2、どんな機動を要求し、どんな機動が歓迎されたのか?
1は速力と格闘力の両立は困難ではないという(誤った)認識が九試で植え付けられた。
2は前者(発注側)の思いは速度であり航続力であり重武装です。しかし後者(現場)は格闘力であった。
と思うのです。(発注側と現場側で思いが異なっていると思う。)
この辺りを考慮して、正規の要求書を斜めから見てもいいのではないでしょうか?
(前にぶり返した意見のようで、申し訳ないです。)
Jack&Betty
片
BUN
数冊の本からの情報から植え付けられた私の思いは、(きちんと読み取っていない部分を含め)いろいろと誤認識があったと思います。勉強になりました。

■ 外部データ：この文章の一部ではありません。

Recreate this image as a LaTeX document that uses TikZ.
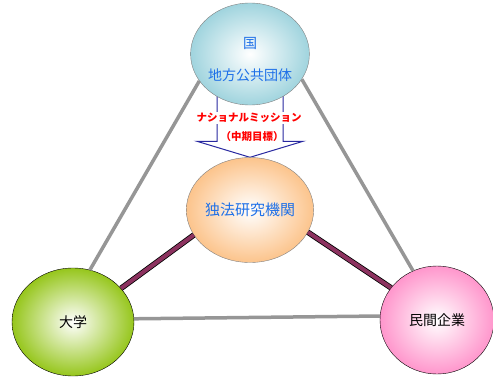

上のスレッド(疾風)でも指摘があったように、今の論議は本題(元投稿)と話が変わっていますので、この議題はこれで終わりにしたいと思います。何点か疑問点が残っています(皆様が言っていることでほぼ納得なのですが・・)ので、情報収集の後まだ疑問が残っていましたら新規のスレッドを上げたいと思います。